As mentioned earlier, however, the key will be how the Fed presents its plan to the investment world. The Fed has to act with clarity and conviction and not trigger thoughts of an overreaction. If investors interpret the FOMC decision the wrong way, a wave of pessimism could hit the marketplace, driving equity markets sharply lower and the Dollar and Treasury instruments higher.
This morning, investors seem to be leaning to the pessimistic side of the equation. Risky assets are taking a hit including currencies, equities, gold and crude oil, as traders shed positions ahead of this afternoon's FOMC decision.
A flight to safety rally is taking place in the Forex markets but this isn't the only reason for the strength in the Dollar.
A softer U.K. housing report is overshadowing this afternoon's U.S. Federal Open Market Committee announcement as falling house prices increased jitters in an already fragile economy.
Early in the trading session, a report from the Royal Institution of Chartered Surveyors said July house prices turned negative for the first time since July 2009. This report resonates other reports that showed a rising supply of houses for sale and decreased buyer interest. The return of a buyers market indicates the strong possibility of a softer housing market through at least the end of the year, leading to speculation of a double-dip recession.
Technically, after failing to follow-through to the upside following the penetration of a major Fibonacci retracement level at 1.5967 in two out of the last three trading session, the British Pound took out a main swing bottom at 1.5819. This move turned the main trend down on the daily chart.
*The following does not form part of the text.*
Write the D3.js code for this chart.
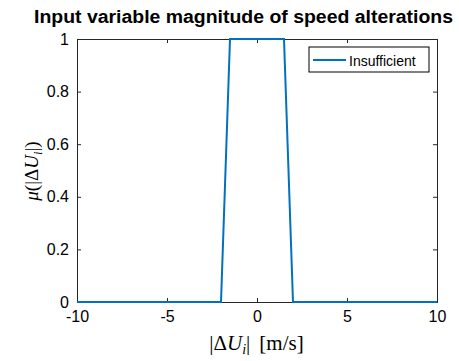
<!DOCTYPE html>
<html>
<head>
<meta charset="utf-8">
<script src="https://cdn.jsdelivr.net/npm/d3@7"></script>
<style>
  body { margin: 0; background: #fff; }
  svg text { font-family: "Liberation Sans", Arial, sans-serif; }
  .tex { font-family: "Liberation Serif", "DejaVu Serif", serif; }
</style>
</head>
<body>
<svg id="chart" width="459" height="361"></svg>
<script>
// membership function "Insufficient"
const xVals = [-10, -2, -1.5, 1.5, 2, 10];
const muVals = [0, 0, 1, 1, 0, 0];
const xTicks = [-10, -5, 0, 5, 10];
const yTicks = [0, 0.2, 0.4, 0.6, 0.8, 1];
const seriesName = 'Insufficient';
const titleText = 'Input variable magnitude of speed alterations';

const margin = { top: 39, right: 22, bottom: 59, left: 77 };
const width = 459 - margin.left - margin.right;
const height = 361 - margin.top - margin.bottom;

const svg = d3.select('#chart');
const g = svg.append('g').attr('transform', `translate(${margin.left},${margin.top})`);

const x = d3.scaleLinear().domain([-10, 10]).range([0, width]);
const y = d3.scaleLinear().domain([0, 1]).range([height, 0]);

const tickLen = 4;
const fmt = d => String(d); // plain hyphen, like MATLAB

// axes (MATLAB style: ticks inward, box on)
const xAxis = g.append('g').attr('transform', `translate(0,${height})`)
  .call(d3.axisBottom(x).tickValues(xTicks).tickSize(-tickLen).tickPadding(9).tickFormat(fmt));
const xTop = g.append('g')
  .call(d3.axisTop(x).tickValues(xTicks).tickSize(-tickLen).tickFormat(''));
const yAxis = g.append('g')
  .call(d3.axisLeft(y).tickValues(yTicks).tickSize(-tickLen).tickPadding(8).tickFormat(fmt));
const yRight = g.append('g').attr('transform', `translate(${width},0)`)
  .call(d3.axisRight(y).tickValues(yTicks).tickSize(-tickLen).tickFormat(''));

[xAxis, xTop, yAxis, yRight].forEach(a => {
  a.select('.domain').attr('stroke', '#262626');
  a.selectAll('.tick line').attr('stroke', '#262626');
  a.selectAll('.tick text').attr('fill', '#000').style('font-size', '16px')
    .style('font-family', '"Liberation Sans", Arial, sans-serif');
});

// line
const line = d3.line().x((d, i) => x(xVals[i])).y(d => y(d));
g.append('path').datum(muVals)
  .attr('fill', 'none')
  .attr('stroke', '#0072BD')
  .attr('stroke-width', 2)
  .attr('d', line);

// title
svg.append('text')
  .attr('x', 243.5)
  .attr('y', 23)
  .attr('text-anchor', 'middle')
  .attr('textLength', 419)
  .attr('lengthAdjust', 'spacingAndGlyphs')
  .style('font-weight', 'bold')
  .style('font-size', '18px')
  .text(titleText);

// x label: |ΔU_i| [m/s]
const xl = svg.append('text').attr('class', 'tex')
  .attr('x', 256.5)
  .attr('y', 350)
  .attr('text-anchor', 'middle')
  .style('font-size', '21px');
xl.append('tspan').text('|Δ');
xl.append('tspan').style('font-style', 'italic').text('U');
xl.append('tspan').style('font-style', 'italic').style('font-size', '14px').attr('dy', 4).text('i');
xl.append('tspan').attr('dy', -4).text('|');
xl.append('tspan').attr('dx', 9).text('[m/s]');

// y label: μ(|ΔU_i|)
const yl = svg.append('text').attr('class', 'tex')
  .attr('transform', `translate(38,171) rotate(-90)`)
  .attr('text-anchor', 'middle')
  .style('font-size', '19px');
yl.append('tspan').style('font-style', 'italic').text('μ');
yl.append('tspan').text('(|Δ');
yl.append('tspan').style('font-style', 'italic').text('U');
yl.append('tspan').style('font-style', 'italic').style('font-size', '13px').attr('dy', 4).text('i');
yl.append('tspan').attr('dy', -4).text('|)');

// legend
const lg = svg.append('g').attr('transform', 'translate(309,47)');
lg.append('rect').attr('width', 120).attr('height', 25)
  .attr('fill', '#fff').attr('stroke', '#000').attr('stroke-width', 1);
lg.append('line').attr('x1', 4).attr('x2', 37).attr('y1', 13).attr('y2', 13)
  .attr('stroke', '#0072BD').attr('stroke-width', 2);
lg.append('text').attr('x', 40).attr('y', 18.5).style('font-size', '14px').text(seriesName);
</script>
</body>
</html>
The chart pattern suggests that 1.5633 is the next likely downside target, followed by an uptrending Gann angle at 1.5400.
Concern about a slow down in the global recovery is also pressuring the Euro. Before the New York session opening, the Euro is trading on its low, threatening to turn the main trend to down on the daily chart on a move through the last swing bottom at 1.3119.
Based on the range of 1.1876 to 1.3334, the chart indicates that this current break could turn into something substantial if investors decide to begin shedding risky assets. If this current break turns into a hard correction, the daily chart indicates that 1.2605 would be the minimum downside target. This price represents a 50% correction of the June to August rally.